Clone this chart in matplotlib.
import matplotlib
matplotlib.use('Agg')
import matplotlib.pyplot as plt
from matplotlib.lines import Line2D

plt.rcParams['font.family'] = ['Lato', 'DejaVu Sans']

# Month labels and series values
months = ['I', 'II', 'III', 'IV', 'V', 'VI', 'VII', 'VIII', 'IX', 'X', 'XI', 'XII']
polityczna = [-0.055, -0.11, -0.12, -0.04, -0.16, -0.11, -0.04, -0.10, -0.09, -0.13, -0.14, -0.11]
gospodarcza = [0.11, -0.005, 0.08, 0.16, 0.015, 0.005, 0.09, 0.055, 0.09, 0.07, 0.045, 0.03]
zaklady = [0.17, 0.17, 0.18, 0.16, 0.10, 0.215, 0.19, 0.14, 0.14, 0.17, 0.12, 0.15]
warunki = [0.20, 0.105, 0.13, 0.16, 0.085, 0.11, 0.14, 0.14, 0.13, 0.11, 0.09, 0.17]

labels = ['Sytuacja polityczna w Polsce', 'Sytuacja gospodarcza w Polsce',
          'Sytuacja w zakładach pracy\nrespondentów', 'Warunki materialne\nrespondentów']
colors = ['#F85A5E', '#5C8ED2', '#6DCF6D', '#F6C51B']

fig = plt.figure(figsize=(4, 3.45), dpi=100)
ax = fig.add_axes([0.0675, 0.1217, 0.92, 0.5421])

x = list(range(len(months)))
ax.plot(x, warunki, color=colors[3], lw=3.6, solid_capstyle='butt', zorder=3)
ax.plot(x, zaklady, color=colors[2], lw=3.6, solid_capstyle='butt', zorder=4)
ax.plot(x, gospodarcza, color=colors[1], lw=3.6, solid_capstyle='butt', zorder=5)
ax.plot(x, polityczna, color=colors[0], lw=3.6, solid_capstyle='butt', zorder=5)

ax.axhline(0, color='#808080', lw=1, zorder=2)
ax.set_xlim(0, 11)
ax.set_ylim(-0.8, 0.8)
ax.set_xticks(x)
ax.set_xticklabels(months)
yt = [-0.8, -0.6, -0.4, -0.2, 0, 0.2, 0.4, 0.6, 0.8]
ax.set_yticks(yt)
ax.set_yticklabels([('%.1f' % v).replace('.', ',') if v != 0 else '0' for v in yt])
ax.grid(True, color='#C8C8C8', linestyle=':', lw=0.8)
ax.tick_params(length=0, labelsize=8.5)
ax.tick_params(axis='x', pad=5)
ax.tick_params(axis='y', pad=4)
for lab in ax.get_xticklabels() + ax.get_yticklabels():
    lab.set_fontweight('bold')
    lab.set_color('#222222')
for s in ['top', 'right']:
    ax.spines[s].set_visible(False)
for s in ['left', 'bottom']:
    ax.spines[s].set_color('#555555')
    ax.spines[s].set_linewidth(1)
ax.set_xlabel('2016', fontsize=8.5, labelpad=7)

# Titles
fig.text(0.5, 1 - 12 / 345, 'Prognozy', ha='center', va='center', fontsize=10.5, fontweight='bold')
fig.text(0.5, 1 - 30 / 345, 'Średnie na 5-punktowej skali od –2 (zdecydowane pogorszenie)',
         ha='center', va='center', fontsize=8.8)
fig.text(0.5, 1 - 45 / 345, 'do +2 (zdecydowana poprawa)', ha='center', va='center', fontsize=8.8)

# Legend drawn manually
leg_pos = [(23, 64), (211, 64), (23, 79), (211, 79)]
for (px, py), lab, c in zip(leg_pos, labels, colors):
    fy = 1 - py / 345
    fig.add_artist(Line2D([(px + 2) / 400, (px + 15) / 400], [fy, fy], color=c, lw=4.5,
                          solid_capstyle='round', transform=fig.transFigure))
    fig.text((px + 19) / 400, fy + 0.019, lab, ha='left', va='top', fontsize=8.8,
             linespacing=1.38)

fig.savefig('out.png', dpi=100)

==

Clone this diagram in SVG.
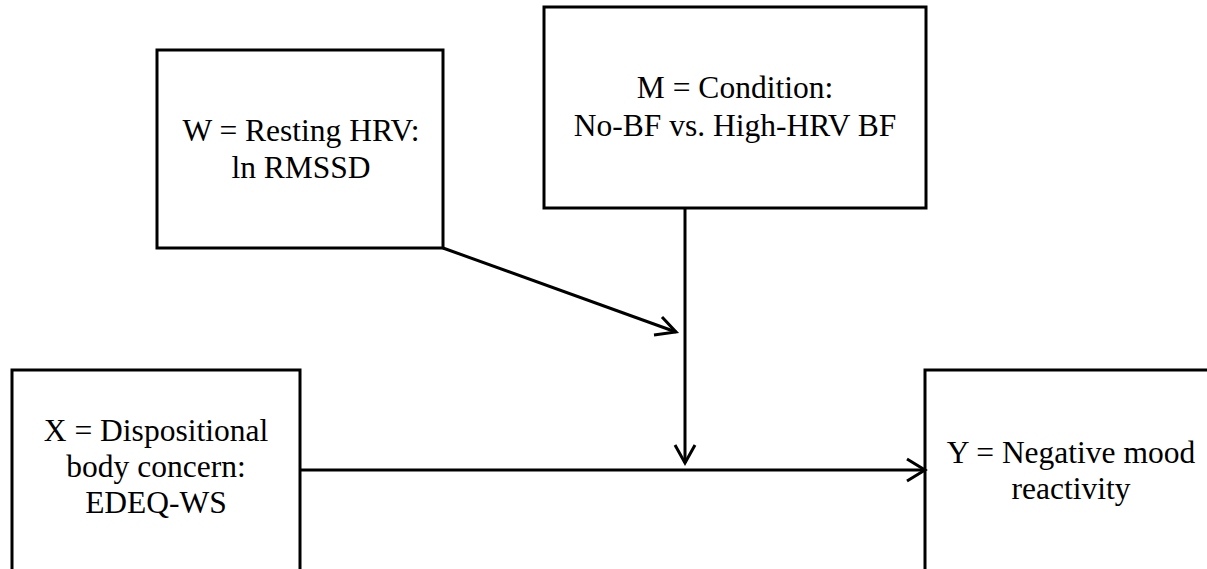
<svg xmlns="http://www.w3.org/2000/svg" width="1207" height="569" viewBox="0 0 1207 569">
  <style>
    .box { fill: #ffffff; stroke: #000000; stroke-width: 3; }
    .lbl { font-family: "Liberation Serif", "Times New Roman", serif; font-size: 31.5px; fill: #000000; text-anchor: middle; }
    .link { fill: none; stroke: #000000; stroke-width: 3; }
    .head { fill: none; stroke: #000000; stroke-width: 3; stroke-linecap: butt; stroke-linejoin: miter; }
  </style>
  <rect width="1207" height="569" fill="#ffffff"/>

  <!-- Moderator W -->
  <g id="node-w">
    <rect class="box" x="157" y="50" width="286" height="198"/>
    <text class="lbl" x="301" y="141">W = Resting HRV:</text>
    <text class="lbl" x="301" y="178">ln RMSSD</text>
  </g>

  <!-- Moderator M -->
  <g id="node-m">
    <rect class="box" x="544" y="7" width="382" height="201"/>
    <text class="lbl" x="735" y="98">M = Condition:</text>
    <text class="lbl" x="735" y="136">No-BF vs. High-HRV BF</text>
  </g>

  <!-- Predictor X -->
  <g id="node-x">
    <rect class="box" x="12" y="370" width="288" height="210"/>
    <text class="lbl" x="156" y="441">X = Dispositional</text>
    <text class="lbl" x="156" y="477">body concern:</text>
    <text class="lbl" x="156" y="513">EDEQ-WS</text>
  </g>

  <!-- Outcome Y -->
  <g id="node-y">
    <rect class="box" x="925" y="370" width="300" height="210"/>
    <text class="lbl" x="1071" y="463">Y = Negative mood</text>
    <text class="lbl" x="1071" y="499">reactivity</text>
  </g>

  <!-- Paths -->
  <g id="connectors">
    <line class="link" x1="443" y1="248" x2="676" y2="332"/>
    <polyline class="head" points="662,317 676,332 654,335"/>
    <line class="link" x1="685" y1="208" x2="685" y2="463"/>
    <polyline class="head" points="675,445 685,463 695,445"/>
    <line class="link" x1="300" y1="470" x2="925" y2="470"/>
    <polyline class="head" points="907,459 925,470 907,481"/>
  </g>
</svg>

**Exercise description:** Exactly as written, return the lines from the line containing "Clone this chart in matplotlib." through the line containing "color=colors[0], lw=3.6, solid_capstyle='butt', zorder=5)", both included.

**Result of the task:**
Clone this chart in matplotlib.
import matplotlib
matplotlib.use('Agg')
import matplotlib.pyplot as plt
from matplotlib.lines import Line2D

plt.rcParams['font.family'] = ['Lato', 'DejaVu Sans']

# Month labels and series values
months = ['I', 'II', 'III', 'IV', 'V', 'VI', 'VII', 'VIII', 'IX', 'X', 'XI', 'XII']
polityczna = [-0.055, -0.11, -0.12, -0.04, -0.16, -0.11, -0.04, -0.10, -0.09, -0.13, -0.14, -0.11]
gospodarcza = [0.11, -0.005, 0.08, 0.16, 0.015, 0.005, 0.09, 0.055, 0.09, 0.07, 0.045, 0.03]
zaklady = [0.17, 0.17, 0.18, 0.16, 0.10, 0.215, 0.19, 0.14, 0.14, 0.17, 0.12, 0.15]
warunki = [0.20, 0.105, 0.13, 0.16, 0.085, 0.11, 0.14, 0.14, 0.13, 0.11, 0.09, 0.17]

labels = ['Sytuacja polityczna w Polsce', 'Sytuacja gospodarcza w Polsce',
          'Sytuacja w zakładach pracy\nrespondentów', 'Warunki materialne\nrespondentów']
colors = ['#F85A5E', '#5C8ED2', '#6DCF6D', '#F6C51B']

fig = plt.figure(figsize=(4, 3.45), dpi=100)
ax = fig.add_axes([0.0675, 0.1217, 0.92, 0.5421])

x = list(range(len(months)))
ax.plot(x, warunki, color=colors[3], lw=3.6, solid_capstyle='butt', zorder=3)
ax.plot(x, zaklady, color=colors[2], lw=3.6, solid_capstyle='butt', zorder=4)
ax.plot(x, gospodarcza, color=colors[1], lw=3.6, solid_capstyle='butt', zorder=5)
ax.plot(x, polityczna, color=colors[0], lw=3.6, solid_capstyle='butt', zorder=5)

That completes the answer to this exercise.